Source: am originally from Egypt and my previous startup, an independent news aggregate, is suffering this fate.



Routing traffic through a giant cdn like cloudfront + eSNI + encrypted DNS should finally put a stop to that.


Followed promptly by the rubber hose, because technical tricks are not a solution to jack-booted thugs.


I mean, they are in the case where the trick applies equally to everybody and there’s no single person who can be rubber-hosed to put a stop to it. (Cloudflare wouldn’t be an example of this, but IPFS would.)

Secret-ballot elections are a good, clear example of a “technical trick” that works out for real political effects. You can’t rubber-hose people into voting for you, if you can’t know where to spend your resources; and you can’t know where to spend your resources, if you can’t spy on the polls. So every individual poll just needs to choose to set up the “technology” of secret ballots (voting screens, ballot boxes, separate sign-in and vote steps, etc.) and, in aggregate, your attempt at manipulation will be stymied. And you can’t just shut down the people who make (voting screens, ballot boxes, clipboards and lists, etc.) because all those things are easy DIY projects with no monopolist producer†.

† This is an under-reported reason why we shouldn’t be using voting machines. They put us in the precarious situation where there’s a centralized supply-side to secret-ballot elections, that could be choked off by a nascent dictator.


"Secret-ballot elections are a good, clear example of a “technical trick” that works out for real political effects. You can’t rubber-hose people into voting for you.."

That's an easy one to solve with a rubber hose and a bit of politics: Get people to approve vote-by-mail. Just scream at any opponent that he's suppressing votes and don't mention any reasonable non-mail related alternative solutions to that.

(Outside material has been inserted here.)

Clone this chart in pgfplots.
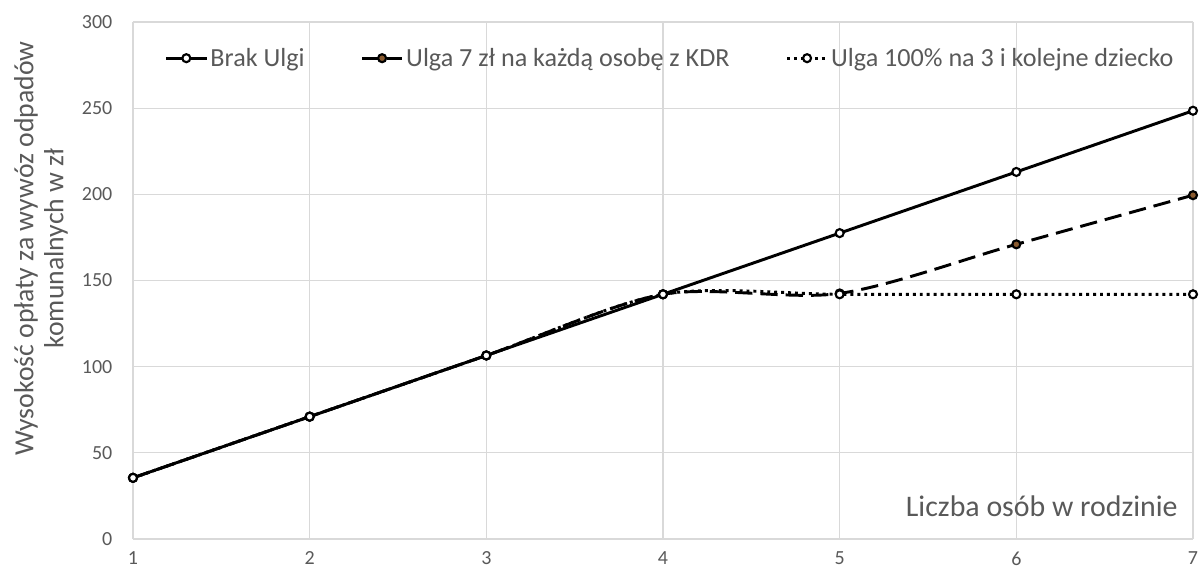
\documentclass[border=0pt]{standalone}
\usepackage{pgfplots}
\pgfplotsset{compat=1.18}
\usepackage{fontspec}
\setmainfont{Carlito}
\definecolor{txt}{HTML}{595959}
\definecolor{grd}{HTML}{D9D9D9}
\definecolor{mk2}{HTML}{8A5A2E}
\begin{document}
\begin{tikzpicture}
\path[use as bounding box] (-99.75pt,-28pt) rectangle (803.25pt,404.25pt);
\begin{axis}[
  scale only axis,
  width=795pt, height=387.75pt,
  xmin=1, xmax=7, ymin=0, ymax=300,
  xtick={1,2,3,4,5,6,7},
  ytick={0,50,100,150,200,250,300},
  grid=major,
  major grid style={color=grd, line width=0.8pt},
  axis line style={draw=none},
  major tick style={draw=none},
  /pgf/number format/assume math mode=true,
  ticklabel style={font=\fontsize{15}{17}\selectfont, text=txt},
  yticklabel shift=12pt,
  xticklabel shift=8.5pt,
  xticklabel style={inner sep=1pt},
  ylabel={Wysokość opłaty za wywóz odpadów\\komunalnych w zł},
  ylabel style={at={(axis description cs:-0.0868,0.562)}, anchor=center, align=center, font=\fontsize{20.8}{22.5}\selectfont, text=txt},
  xlabel={Liczba osób w rodzinie},
  xlabel style={at={(axis description cs:0.99,0.064)}, anchor=east, font=\fontsize{22.4}{26}\selectfont, text=txt},
  legend style={at={(axis description cs:0.507,0.930)}, anchor=center, draw=none, fill=none, legend columns=-1, font=\fontsize{19.6}{22}\selectfont, text=txt, /tikz/every even column/.append style={column sep=40pt}},
  legend image code/.code={\draw[#1,mark repeat=2,mark phase=2] plot coordinates {(0pt,0pt)(15pt,0pt)(30pt,0pt)};},
  clip=false,
]
\addplot[black, line width=2.2pt, smooth, mark=*, mark size=3pt, mark options={solid, fill=white, line width=1.6pt}]
  coordinates {(1,35.5)(2,71)(3,106.5)(4,142)(5,177.5)(6,213)(7,248.5)};
\addlegendentry{Brak Ulgi}
\addplot[black, line width=2.2pt, smooth, dash pattern=on 13pt off 6pt, mark=*, mark size=3pt, mark options={solid, fill=mk2, line width=1.6pt}]
  coordinates {(1,35.5)(2,71)(3,106.5)(4,142)(5,142.5)(6,171)(7,199.5)};
\addlegendentry{Ulga 7 zł na każdą osobę z KDR}
\addplot[black, line width=2.2pt, smooth, dash pattern=on 2.2pt off 3pt, mark=*, mark size=3pt, mark options={solid, fill=white, line width=1.6pt}]
  coordinates {(1,35.5)(2,71)(3,106.5)(4,142)(5,142)(6,142)(7,142)};
\addlegendentry{Ulga 100\% na 3 i kolejne dziecko}
\end{axis}
\end{tikzpicture}
\end{document}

Once there's sufficient voting by mail (make ballot access difficult if it's not popular enough), you can directly apply all the things you mention by controlling USPS.


Is this something site owners themselves can set up, or does it require that users use a special client or special DNS config? If you have any links, I'm sure a lot of people reading this thread would really appreciate it.


The CDN (Cloudflare etc) is something the sites set up. Encryption of DNS happens on the users’ side, but I believe it’s something browsers are starting to enable by default.


sorry for the late follow up.

the idea is your connection to an unwanted site has to be singled out before it can be throttled.

AFAIK website connections can be singled out by:

- unique server IP (countered by sharing server IP with many -> CDN)

- Server Name Indicator (countered by encrypted SNI)

- DNS (countered by encrypted DNS, eg. DNS over HTTPS)

They'd have to throttle the whole CDN.

eSNI and DNSoverHTTPS are on their way to be included in every major browser.